Here are a few tips to help you ace your New Zealand practical driving test on the first attempt:

  1. Practice a lot beforehand
    The New Zealand Transport Agency (NZTA) recommends that you have at least 120 hours of supervised practise before taking the test. A good way to get the maximum out of these practice time is to combine professional training with private practise.
    Ensure you have had at least five professional driving lessons with a trained and accredited instructor from a reputable driving school and between 10 – 20 hours of practise between each. Drive on different types of roads to familiarise yourself with different driving conditions.
  2. Know the test route
    Know the areas surrounding the test centre and the possible routes you could be asked to drive. Drive these routes as many times as you can with your instructor to increase your confidence. You can ask your professional driving instructor to take you through common routes as well as provide tips that you can use.
    Practising on the test route also helps you familiarise yourself with the course – a good way to reduce nervousness. Panic is the main reason why even the most skilled learners fail to pass their practical licence test.
  3. Avoid the common mistakes
    Common mistakes made by learner drivers on the practical test include:
    •    Driving at inappropriate speeds (either too fast or too slow).
    •    Failing to give way.
    •    Stopping in dangerous positions such as pedestrian crossings and no-stop zones.
    •    Not following the instructor’s instructions – if you don’t understand something, ask for clarification.
    •    Stalling the vehicle.
    •    Incomplete stops at stop signs.
    •    Mounting kerbs.
    •    Not signalling.
    •    Not using the mirrors.
    •    Poor positioning at roundabouts and junctions.
    Adequate practice will help reduce the chances of making these mistakes but pay attention during the test so as not to miss anything.
  4. Use a car you are comfortable in for your test.
    Familiarity with your car will come in handy during the test. Make sure to take the test in a car that you have driven many times so that you are completely comfortable with its controls. This is especially important for manual vehicles as you need to be familiar with the clutch position at which the car bites so as not to stall.

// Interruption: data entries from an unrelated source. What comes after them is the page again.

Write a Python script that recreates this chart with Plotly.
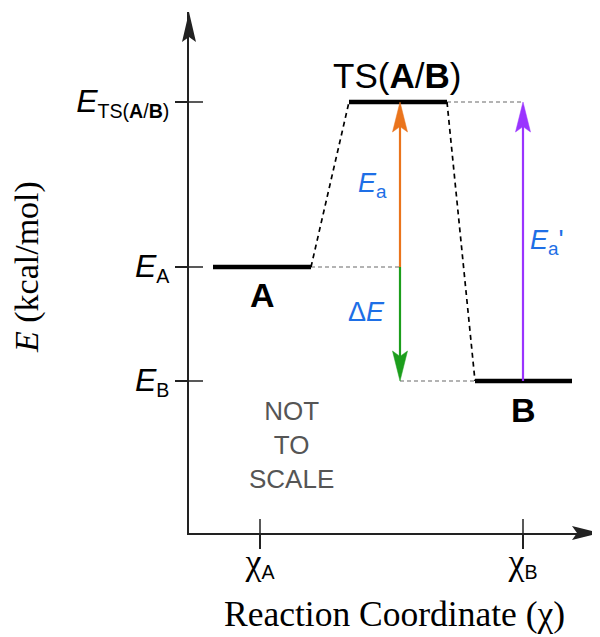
import plotly.graph_objects as go

# ---------------- data (energies in kcal/mol, NOT to scale) ----------------
state_names = ["A", "TS(A/B)", "B"]
state_energy = [0.0, 16.5, -11.4]          # E_A, E_TS, E_B
state_x_start = [2.4, 16.0, 28.6]          # reaction-coordinate extent of each level
state_x_end = [12.2, 25.8, 38.3]
chi_ticks = [7.1, 33.4]                    # chi_A, chi_B
chi_ticklabels = ['<span style="font-family:Liberation Serif;font-size:36px">χ</span><sub>A</sub>',
                  '<span style="font-family:Liberation Serif;font-size:36px">χ</span><sub>B</sub>']
energy_ticklabels = ['<span style="font-size:32px"><i>E</i></span><sub>A</sub>',
                     '<span style="font-size:32px"><i>E</i></span><sub>TS(<b>A</b>/<b>B</b>)</sub>',
                     '<span style="font-size:32px"><i>E</i></span><sub>B</sub>']
gap_x = 21.1                               # where Ea and dE arrows are drawn
x_range = [0, 41.1]
y_range = [-26.6, 25.5]

# ---------------- styles ----------------
AX = "#222222"
ORANGE = "#EA741C"
GREEN = "#1C9E1C"
PURPLE = "#9A34FF"
BLUE = "#1E6FE6"
GRAY = "#9a9a9a"
SANS = "Liberation Sans, Arial, sans-serif"
SERIF = "Liberation Serif, Times New Roman, serif"
HEAD_LEN = 3.0   # data units (10 px per unit)
HEAD_HW = 0.75

EA, ETS, EB = state_energy
fig = go.Figure()


def seg(x0, y0, x1, y1, color, width, dash="solid"):
    fig.add_trace(go.Scatter(x=[x0, x1], y=[y0, y1], mode="lines",
                             line=dict(color=color, width=width, dash=dash),
                             hoverinfo="skip"))


def arrow(x, y0, y1, color, width=2.2):
    s = 1 if y1 > y0 else -1
    seg(x, y0, x, y1 - s * HEAD_LEN * 0.8, color, width)
    fig.add_trace(go.Scatter(
        x=[x, x - HEAD_HW, x, x + HEAD_HW, x],
        y=[y1, y1 - s * HEAD_LEN, y1 - s * HEAD_LEN * 0.82, y1 - s * HEAD_LEN, y1],
        mode="lines", fill="toself", fillcolor=color,
        line=dict(color=color, width=0.5), hoverinfo="skip"))


# gray dashed reference lines
seg(state_x_end[0], EA, gap_x, EA, GRAY, 1.5, "4px,3px")
seg(gap_x, EB, state_x_start[2], EB, GRAY, 1.5, "4px,3px")
seg(state_x_end[1], ETS, chi_ticks[1], ETS, GRAY, 1.5, "4px,3px")

# black dashed connectors
seg(state_x_end[0], EA, state_x_start[1], ETS, "black", 1.7, "5px,4px")
seg(state_x_end[1], ETS, state_x_start[2], EB, "black", 1.7, "5px,4px")

# energy levels
lx, ly = [], []
for xs, xe, e in zip(state_x_start, state_x_end, state_energy):
    lx += [xs, xe, None]
    ly += [e, e, None]
fig.add_trace(go.Scatter(x=lx, y=ly, mode="lines",
                         line=dict(color="black", width=4.5), hoverinfo="skip"))

# arrows
arrow(gap_x, EA, ETS, ORANGE)
arrow(gap_x, EA, EB, GREEN)
arrow(chi_ticks[1], EB, ETS, PURPLE)

# inner halves of the crossing tick marks
for e in state_energy:
    seg(x_range[0], e, x_range[0] + 1.4, e, AX, 1.5)
for c in chi_ticks:
    seg(c, y_range[0], c, y_range[0] + 1.4, AX, 1.5)

# ---------------- annotations ----------------
ann = []
ann.append(dict(x=(state_x_start[1] + state_x_end[1]) / 2, y=ETS, text="TS(<b>A</b>/<b>B</b>)",
                xanchor="center", yanchor="bottom", yshift=5, xshift=-1,
                font=dict(size=35, color="black", family=SANS)))
ann.append(dict(x=(state_x_start[0] + state_x_end[0]) / 2, y=EA, text="<b>A</b>",
                xanchor="center", yanchor="top", yshift=-7,
                font=dict(size=34, color="black", family=SANS)))
ann.append(dict(x=(state_x_start[2] + state_x_end[2]) / 2, y=EB, text="<b>B</b>",
                xanchor="center", yanchor="top", yshift=-8,
                font=dict(size=34, color="black", family=SANS)))
ann.append(dict(x=gap_x, y=(EA + ETS) / 2, text="<i>E</i><sub>a</sub>",
                xanchor="right", yanchor="middle", xshift=-11, yshift=0,
                font=dict(size=27, color=BLUE, family=SANS)))
ann.append(dict(x=gap_x, y=(EA + EB) / 2, text="Δ<i>E</i>",
                xanchor="right", yanchor="middle", xshift=-13, yshift=12,
                font=dict(size=27, color=BLUE, family=SANS)))
ann.append(dict(x=chi_ticks[1], y=(EB + ETS) / 2, text="<i>E</i><sub>a</sub>'",
                xanchor="left", yanchor="middle", xshift=5, yshift=0,
                font=dict(size=27, color=BLUE, family=SANS)))
ann.append(dict(x=10.2, y=-17.8, text="NOT<br>TO<br>SCALE",
                xanchor="center", yanchor="middle",
                font=dict(size=26, color="#555555", family=SANS)))
for a in ann:
    a.update(xref="x", yref="y", showarrow=False)

# axis titles (page has an 8px body margin, so figure px = page px - 8)
PW, PH = 411.0, 521.0
ann.append(dict(xref="paper", yref="paper", x=0.501, y=-(614 - 533) / PH,
                text="Reaction Coordinate (χ)", showarrow=False,
                xanchor="center", yanchor="middle",
                font=dict(size=35.5, color="black", family=SERIF)))
ann.append(dict(xref="paper", yref="paper", x=(27 - 189) / PW, y=(533 - 267) / PH,
                text="<i>E</i> (kcal/mol)", showarrow=False, textangle=-90,
                xanchor="center", yanchor="middle",
                font=dict(size=34, color="black", family=SERIF)))

# axis arrowheads (paper coords)
def p(x, y):
    return f"{x:.5f},{y:.5f}"

hw_x = 7 / PW
hw_y = 7 / PH
yhead = ("M " + p(0, 1) + " L " + p(-hw_x, 1 - 30 / PH) + " L " + p(0, 1 - 25 / PH)
         + " L " + p(hw_x, 1 - 30 / PH) + " Z")
xhead = ("M " + p(1, 0) + " L " + p(1 - 28 / PW, -hw_y) + " L " + p(1 - 23 / PW, 0)
         + " L " + p(1 - 28 / PW, hw_y) + " Z")
shapes = [dict(type="path", xref="paper", yref="paper", path=yhead,
               fillcolor=AX, line=dict(width=0)),
          dict(type="path", xref="paper", yref="paper", path=xhead,
               fillcolor=AX, line=dict(width=0))]

fig.update_layout(
    width=592, height=629,
    margin=dict(l=181, r=0, t=4, b=104),
    paper_bgcolor="white", plot_bgcolor="white",
    showlegend=False,
    annotations=ann, shapes=shapes,
    xaxis=dict(range=x_range, showgrid=False, zeroline=False,
               showline=True, linecolor=AX, linewidth=2,
               ticks="outside", ticklen=14, tickwidth=1.5, tickcolor=AX,
               tickmode="array", tickvals=chi_ticks, ticktext=chi_ticklabels,
               tickfont=dict(size=28, color="black", family=SANS),
               ticklabelstandoff=-9,
               fixedrange=True),
    yaxis=dict(range=y_range, showgrid=False, zeroline=False,
               showline=True, linecolor=AX, linewidth=2,
               ticks="outside", ticklen=12, tickwidth=1.5, tickcolor=AX,
               tickmode="array", tickvals=state_energy, ticktext=energy_ticklabels,
               tickfont=dict(size=28, color="black", family=SANS),
               fixedrange=True),
)

fig.write_html("out.html")
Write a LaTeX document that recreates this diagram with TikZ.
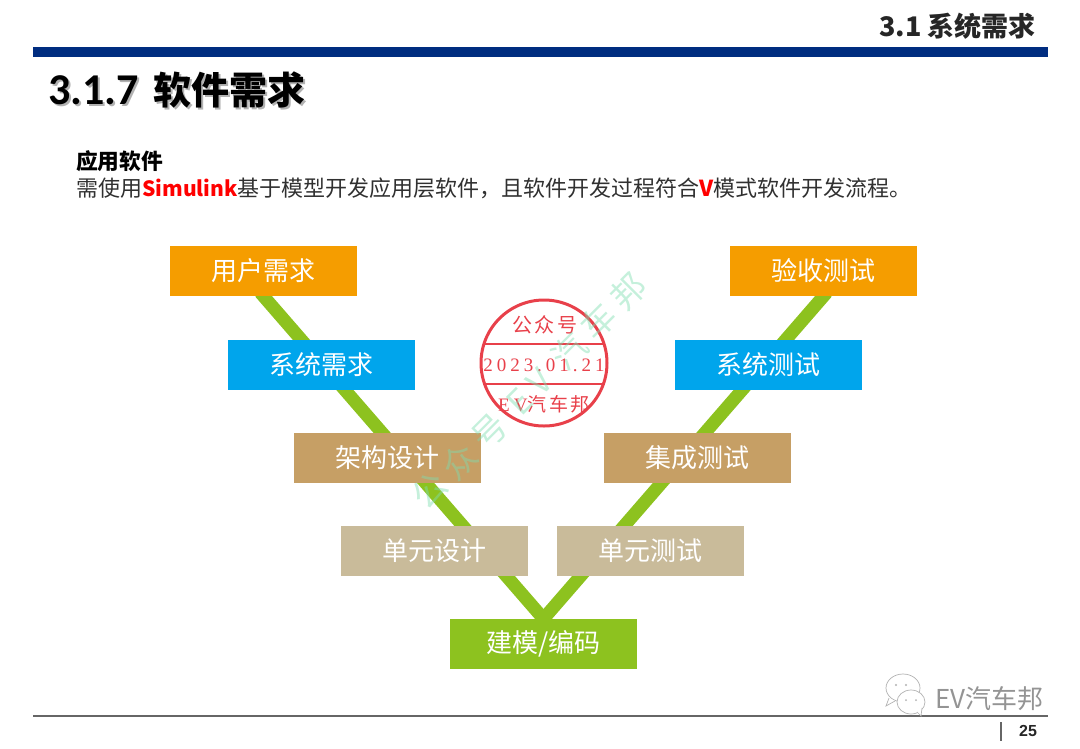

    Ready your vehicle for the test by ensuring it has a current warrant of fitness, a current license label, current road user charges (for diesel vehicles), and approved and properly displayed L plates. Also, ensure your vehicle has adequate fuel to get you to the test location and last for the entire test.
  5. Have a good night rest before the test
    Resting properly on the night of the exam will help you improve your alertness and focus during the test. If you can, schedule your test in the morning while you are still fresh. If you have to take the test during the afternoon, make sure you don’t do any tiring or stressing activities before as this could negatively impact your performance behind the wheel. Take a day off if you have to.

And remember, showing up late for the practical driving test is an automatic fail. So make sure you know how to get to the test location beforehand and start the journey early enough. Good luck!